I've been fortunate to experience many cultures in my life, and one of the things that strikes me the most is that different societies seem to be built around religions that are very well suited to them. I've read extensively on the evolution of religions from paganism to the more predominant religions today. To me, it makes sense that God, if there is one, would be more concerned with people living moral lives, and far less concerned with being worshiped or requiring certain ceremonies. If God is so into himself to need that sort of stuff, then I'm not into God.

Considering Christ said “I am the Way, the Truth, and the Light, nobody can come to the Father except through me”, it seems it would be very Christ-like to claim to be the one true church.

With that said, I’m one of those nasty evangelicals Thriller likes to talk about that doesn’t agree with Mormonism and is a racist that hates anybody who isn’t white.
 
The "don't refer to us as Mormons" thing came around a long time ago and it didn't even work amongst the church itself. I don't know why they would try it again. It's not going to work, even the church's most faithful members don't care to follow it e.g. colton in this very thread.

I used to always think it was dumb, when I was religious, to tell someone of some faith they're not Christians because of one's perceived rules, etc. It's like saying someone doesn't like popsicles because their popsicle was made a little different. Don't you have anything better to do?!?! Or when they'd say Mormons have ******* crazy beliefs like Joseph Smith finding the golden plates. You know, because believing things like Jonah being swallowed by a huge *** fish for three days and things like that are so much more believable, right?

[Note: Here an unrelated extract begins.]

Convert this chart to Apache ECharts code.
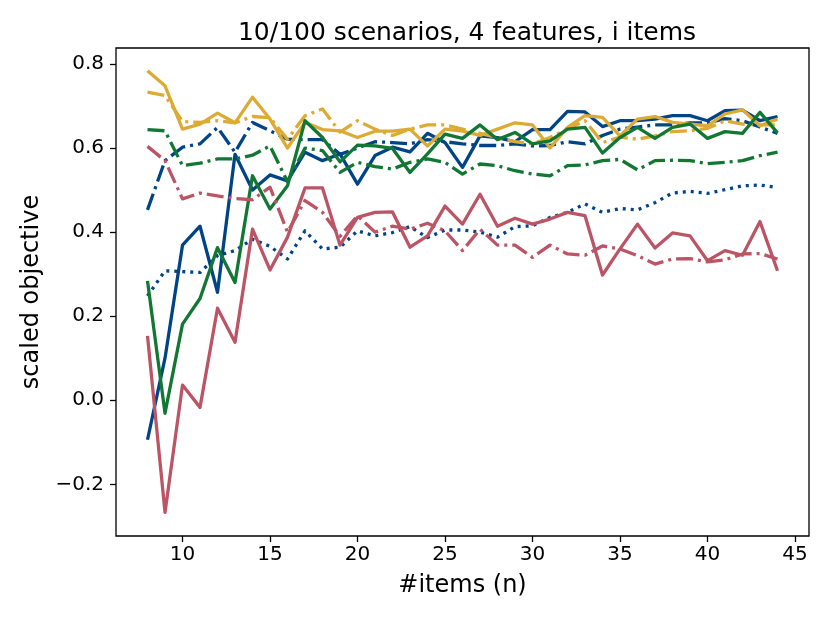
<!DOCTYPE html>
<html>
<head>
<meta charset="utf-8">
<script src="https://cdn.jsdelivr.net/npm/echarts@6/dist/echarts.min.js"></script>
<style>
  html, body { margin: 0; padding: 0; background: #fff; }
  #chart-container { width: 830px; height: 623px; }
</style>
</head>
<body>
<div id="chart-container"></div>
<script>
var items = [8, 9, 10, 11, 12, 13, 14, 15, 16, 17, 18, 19, 20, 21, 22, 23, 24, 25, 26,
  27, 28, 29, 30, 31, 32, 33, 34, 35, 36, 37, 38, 39, 40, 41, 42, 43, 44];

var xTicks = [10, 15, 20, 25, 30, 35, 40, 45];
var yTicks = [-0.2, 0, 0.2, 0.4, 0.6, 0.8];

// blue
var blueSolid = [-0.094, 0.1, 0.369, 0.414, 0.257, 0.585, 0.5, 0.536, 0.522, 0.59, 0.57, 0.586,
  0.514, 0.582, 0.602, 0.591, 0.635, 0.613, 0.554, 0.629, 0.625, 0.615, 0.644, 0.644, 0.687,
  0.686, 0.651, 0.665, 0.665, 0.669, 0.677, 0.677, 0.665, 0.689, 0.69, 0.665, 0.675];
var blueDashDot = [0.453, 0.57, 0.602, 0.61, 0.649, 0.59, 0.661, 0.641, 0.621, 0.62, 0.62, 0.585,
  0.6, 0.615, 0.613, 0.61, 0.62, 0.615, 0.61, 0.606, 0.606, 0.61, 0.605, 0.606, 0.615,
  0.61, 0.63, 0.645, 0.65, 0.655, 0.655, 0.66, 0.66, 0.67, 0.665, 0.65, 0.635];
var blueDotted = [0.248, 0.308, 0.306, 0.304, 0.344, 0.356, 0.383, 0.366, 0.336, 0.403, 0.36, 0.364,
  0.403, 0.391, 0.399, 0.413, 0.387, 0.405, 0.405, 0.4, 0.388, 0.413, 0.415, 0.435, 0.447,
  0.467, 0.447, 0.456, 0.453, 0.47, 0.493, 0.497, 0.492, 0.501, 0.51, 0.512, 0.506];

// green
var greenSolid = [0.284, -0.031, 0.181, 0.242, 0.363, 0.28, 0.534, 0.455, 0.51, 0.665, 0.625, 0.567,
  0.607, 0.605, 0.599, 0.542, 0.586, 0.633, 0.623, 0.655, 0.62, 0.637, 0.61, 0.617, 0.645,
  0.649, 0.588, 0.625, 0.649, 0.623, 0.649, 0.657, 0.623, 0.639, 0.635, 0.685, 0.636];
var greenDashDot = [0.644, 0.641, 0.558, 0.564, 0.574, 0.574, 0.583, 0.605, 0.52, 0.6, 0.594, 0.542,
  0.566, 0.556, 0.55, 0.566, 0.574, 0.566, 0.538, 0.562, 0.558, 0.546, 0.538, 0.534, 0.558,
  0.56, 0.57, 0.573, 0.548, 0.57, 0.571, 0.57, 0.563, 0.566, 0.57, 0.582, 0.59];

// yellow
var yellowSolid = [0.784, 0.748, 0.645, 0.657, 0.683, 0.66, 0.721, 0.669, 0.6, 0.661, 0.644, 0.641,
  0.625, 0.64, 0.64, 0.645, 0.605, 0.645, 0.64, 0.63, 0.645, 0.66, 0.655, 0.6, 0.649,
  0.677, 0.673, 0.629, 0.669, 0.675, 0.661, 0.657, 0.653, 0.681, 0.691, 0.653, 0.669];
var yellowDashDot = [0.733, 0.725, 0.663, 0.661, 0.665, 0.66, 0.675, 0.672, 0.621, 0.677, 0.693, 0.638,
  0.665, 0.645, 0.63, 0.645, 0.655, 0.655, 0.645, 0.635, 0.625, 0.615, 0.61, 0.625, 0.645,
  0.665, 0.613, 0.626, 0.621, 0.629, 0.639, 0.641, 0.647, 0.665, 0.657, 0.655, 0.655];

// red
var redSolid = [0.153, -0.267, 0.036, -0.017, 0.219, 0.138, 0.407, 0.31, 0.388, 0.505, 0.505, 0.369,
  0.435, 0.447, 0.448, 0.364, 0.391, 0.462, 0.419, 0.49, 0.414, 0.433, 0.419, 0.431, 0.447,
  0.439, 0.298, 0.36, 0.419, 0.362, 0.398, 0.391, 0.332, 0.356, 0.345, 0.425, 0.308];
var redDashDot = [0.604, 0.57, 0.479, 0.493, 0.486, 0.48, 0.477, 0.507, 0.4, 0.475, 0.447, 0.39,
  0.439, 0.4, 0.414, 0.407, 0.421, 0.403, 0.356, 0.407, 0.369, 0.369, 0.34, 0.369, 0.348,
  0.345, 0.367, 0.36, 0.344, 0.324, 0.336, 0.337, 0.329, 0.334, 0.348, 0.349, 0.336];

var BLUE = '#004488', GREEN = '#117733', YELLOW = '#DDAA33', RED = '#BB5566';
var DASHDOT = [17, 5, 3, 5], DOTTED = [3, 5];

function pairs(vals) {
  return items.map(function (n, i) { return [n, vals[i]]; });
}

function line(name, vals, color, type) {
  return {
    name: name,
    type: 'line',
    data: pairs(vals),
    showSymbol: false,
    animation: false,
    lineStyle: { color: color, width: 3.3, type: type, cap: 'butt', join: 'round' }
  };
}

var dom = document.getElementById('chart-container');
var myChart = echarts.init(dom, null, { renderer: 'canvas' });

var font = 'DejaVu Sans';
var option = {
  backgroundColor: '#fff',
  title: {
    text: '10/100 scenarios, 4 features, i items',
    left: 462,
    top: 16,
    textAlign: 'center',
    textStyle: { fontFamily: font, fontSize: 25, fontWeight: 'normal', color: '#000' }
  },
  grid: {
    left: 116, right: 21, top: 48, bottom: 87,
    show: true, borderColor: '#000', borderWidth: 1.3, backgroundColor: '#fff'
  },
  xAxis: {
    type: 'value',
    min: 6.2,
    max: 45.8,
    name: '#items (n)',
    nameLocation: 'middle',
    nameGap: 38,
    nameTextStyle: { fontFamily: font, fontSize: 24, color: '#000' },
    axisLine: { show: false, onZero: false },
    splitLine: { show: false },
    axisTick: { show: true, inside: false, length: 6, customValues: xTicks, lineStyle: { color: '#000', width: 1.3 } },
    axisLabel: { customValues: xTicks, fontFamily: font, fontSize: 20, color: '#000', margin: 9 }
  },
  yAxis: {
    type: 'value',
    min: -0.323,
    max: 0.838,
    name: 'scaled objective',
    nameLocation: 'middle',
    nameGap: 72,
    nameTextStyle: { fontFamily: font, fontSize: 24, color: '#000' },
    axisLine: { show: false, onZero: false },
    splitLine: { show: false },
    axisTick: { show: true, inside: false, length: 6, customValues: yTicks, lineStyle: { color: '#000', width: 1.3 } },
    axisLabel: {
      customValues: yTicks, fontFamily: font, fontSize: 20, color: '#000', margin: 12,
      formatter: function (v) { return (v < 0 ? '\u2212' : '') + Math.abs(v).toFixed(1); }
    }
  },
  series: [
    line('blue solid', blueSolid, BLUE, 'solid'),
    line('blue dash-dot', blueDashDot, BLUE, DASHDOT),
    line('blue dotted', blueDotted, BLUE, DOTTED),
    line('yellow solid', yellowSolid, YELLOW, 'solid'),
    line('yellow dash-dot', yellowDashDot, YELLOW, DASHDOT),
    line('green solid', greenSolid, GREEN, 'solid'),
    line('green dash-dot', greenDashDot, GREEN, DASHDOT),
    line('red solid', redSolid, RED, 'solid'),
    line('red dash-dot', redDashDot, RED, DASHDOT)
  ]
};

if (option && typeof option === 'object') {
  myChart.setOption(option);
}

window.addEventListener('resize', myChart.resize);
</script>
</body>
</html>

Mormons, imo, are easy targets to both the media and public. They get **** on a lot and the same dumb ****s that **** on them are the same dumb ****s that go out of their way to stand up for other, far more hurtful religions, or religions that have the same teachings.

I never understood how people sit and rock back and forth in their chair and worry so much that Mormons pay tithing, or the church has a ton of money, like it personally hurts their life. I think there are far worse things to worry about in life than people following something they believe and brings them peace, comfort, joy and structure. Even if it's ******** in real life or to you, it's not to them. If someone wants to throw money at a preacher who has a private jet because it brings them joy, then right on, brother. If it makes you happy.

Don't get me wrong, Mormons have their quirks and annoying traits, but tell me one group of people that don't? Live and let live, dudes (as long as it's not hurting people... yeah, I know this is complicated.)
 
Or when they'd say Mormons have ******* crazy beliefs like Joseph Smith finding the golden plates. You know, because believing things like Jonah being swallowed by a huge *** fish for three days and things like that are so much more believable, right?

I have made this point so many times. And compared to the central miracle of Christianity, namely Jesus dying, being resurrected, and somehow paying for our sins in the process, even things like Jonah and the whale (big fish) are minuscule. Not to mention Joseph Smith and the Book of Mormon, like you pointed out.